___ Available data

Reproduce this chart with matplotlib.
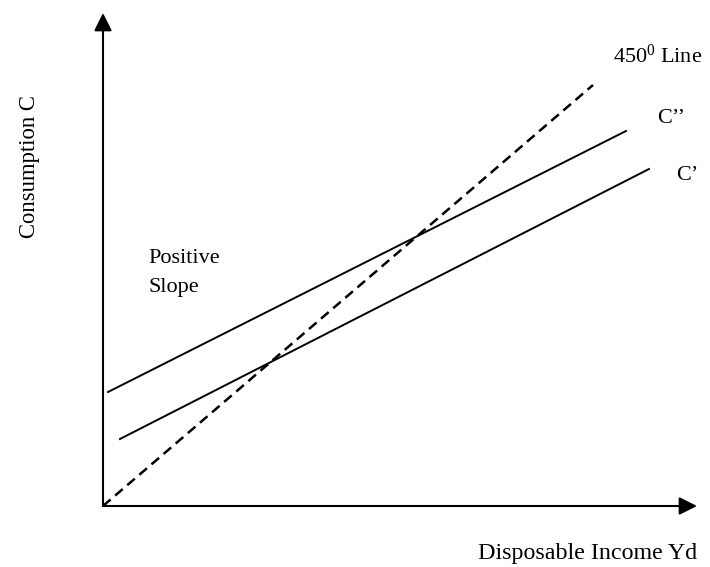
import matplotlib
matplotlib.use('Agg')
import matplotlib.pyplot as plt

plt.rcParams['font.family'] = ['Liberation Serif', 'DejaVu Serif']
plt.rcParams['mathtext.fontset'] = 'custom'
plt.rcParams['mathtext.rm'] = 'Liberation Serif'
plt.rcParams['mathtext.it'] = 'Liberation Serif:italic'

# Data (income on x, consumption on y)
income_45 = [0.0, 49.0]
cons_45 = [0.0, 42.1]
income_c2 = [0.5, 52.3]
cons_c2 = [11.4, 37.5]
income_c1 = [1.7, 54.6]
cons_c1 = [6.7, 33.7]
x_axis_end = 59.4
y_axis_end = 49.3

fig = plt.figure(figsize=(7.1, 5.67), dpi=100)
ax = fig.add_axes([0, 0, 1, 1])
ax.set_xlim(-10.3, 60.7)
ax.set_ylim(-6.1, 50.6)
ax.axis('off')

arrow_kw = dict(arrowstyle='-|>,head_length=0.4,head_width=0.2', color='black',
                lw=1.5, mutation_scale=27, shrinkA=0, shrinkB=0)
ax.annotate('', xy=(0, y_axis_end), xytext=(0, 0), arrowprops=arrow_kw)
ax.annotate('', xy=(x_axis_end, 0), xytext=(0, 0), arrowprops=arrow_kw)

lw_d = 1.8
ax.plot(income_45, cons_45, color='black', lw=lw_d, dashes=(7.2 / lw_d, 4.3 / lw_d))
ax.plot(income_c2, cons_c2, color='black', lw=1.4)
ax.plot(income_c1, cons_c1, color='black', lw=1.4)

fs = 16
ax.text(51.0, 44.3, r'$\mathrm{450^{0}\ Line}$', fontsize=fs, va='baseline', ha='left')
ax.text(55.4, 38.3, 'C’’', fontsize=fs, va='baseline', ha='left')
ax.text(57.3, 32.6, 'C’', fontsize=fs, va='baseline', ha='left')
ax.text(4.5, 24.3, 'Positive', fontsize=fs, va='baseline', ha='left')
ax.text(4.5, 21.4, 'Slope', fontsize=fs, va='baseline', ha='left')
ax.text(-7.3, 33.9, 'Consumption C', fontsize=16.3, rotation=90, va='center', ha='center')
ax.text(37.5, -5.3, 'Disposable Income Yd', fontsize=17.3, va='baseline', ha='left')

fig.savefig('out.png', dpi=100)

______

Exercise goal> Please transcribe the material above exactly as written. Leave the pictures out.

Response>
Reproduce this chart with matplotlib.
import matplotlib
matplotlib.use('Agg')
import matplotlib.pyplot as plt

plt.rcParams['font.family'] = ['Liberation Serif', 'DejaVu Serif']
plt.rcParams['mathtext.fontset'] = 'custom'
plt.rcParams['mathtext.rm'] = 'Liberation Serif'
plt.rcParams['mathtext.it'] = 'Liberation Serif:italic'

# Data (income on x, consumption on y)
income_45 = [0.0, 49.0]
cons_45 = [0.0, 42.1]
income_c2 = [0.5, 52.3]
cons_c2 = [11.4, 37.5]
income_c1 = [1.7, 54.6]
cons_c1 = [6.7, 33.7]
x_axis_end = 59.4
y_axis_end = 49.3

fig = plt.figure(figsize=(7.1, 5.67), dpi=100)
ax = fig.add_axes([0, 0, 1, 1])
ax.set_xlim(-10.3, 60.7)
ax.set_ylim(-6.1, 50.6)
ax.axis('off')

arrow_kw = dict(arrowstyle='-|>,head_length=0.4,head_width=0.2', color='black',
                lw=1.5, mutation_scale=27, shrinkA=0, shrinkB=0)
ax.annotate('', xy=(0, y_axis_end), xytext=(0, 0), arrowprops=arrow_kw)
ax.annotate('', xy=(x_axis_end, 0), xytext=(0, 0), arrowprops=arrow_kw)

lw_d = 1.8
ax.plot(income_45, cons_45, color='black', lw=lw_d, dashes=(7.2 / lw_d, 4.3 / lw_d))
ax.plot(income_c2, cons_c2, color='black', lw=1.4)
ax.plot(income_c1, cons_c1, color='black', lw=1.4)

fs = 16
ax.text(51.0, 44.3, r'$\mathrm{450^{0}\ Line}$', fontsize=fs, va='baseline', ha='left')
ax.text(55.4, 38.3, 'C’’', fontsize=fs, va='baseline', ha='left')
ax.text(57.3, 32.6, 'C’', fontsize=fs, va='baseline', ha='left')
ax.text(4.5, 24.3, 'Positive', fontsize=fs, va='baseline', ha='left')
ax.text(4.5, 21.4, 'Slope', fontsize=fs, va='baseline', ha='left')
ax.text(-7.3, 33.9, 'Consumption C', fontsize=16.3, rotation=90, va='center', ha='center')
ax.text(37.5, -5.3, 'Disposable Income Yd', fontsize=17.3, va='baseline', ha='left')

fig.savefig('out.png', dpi=100)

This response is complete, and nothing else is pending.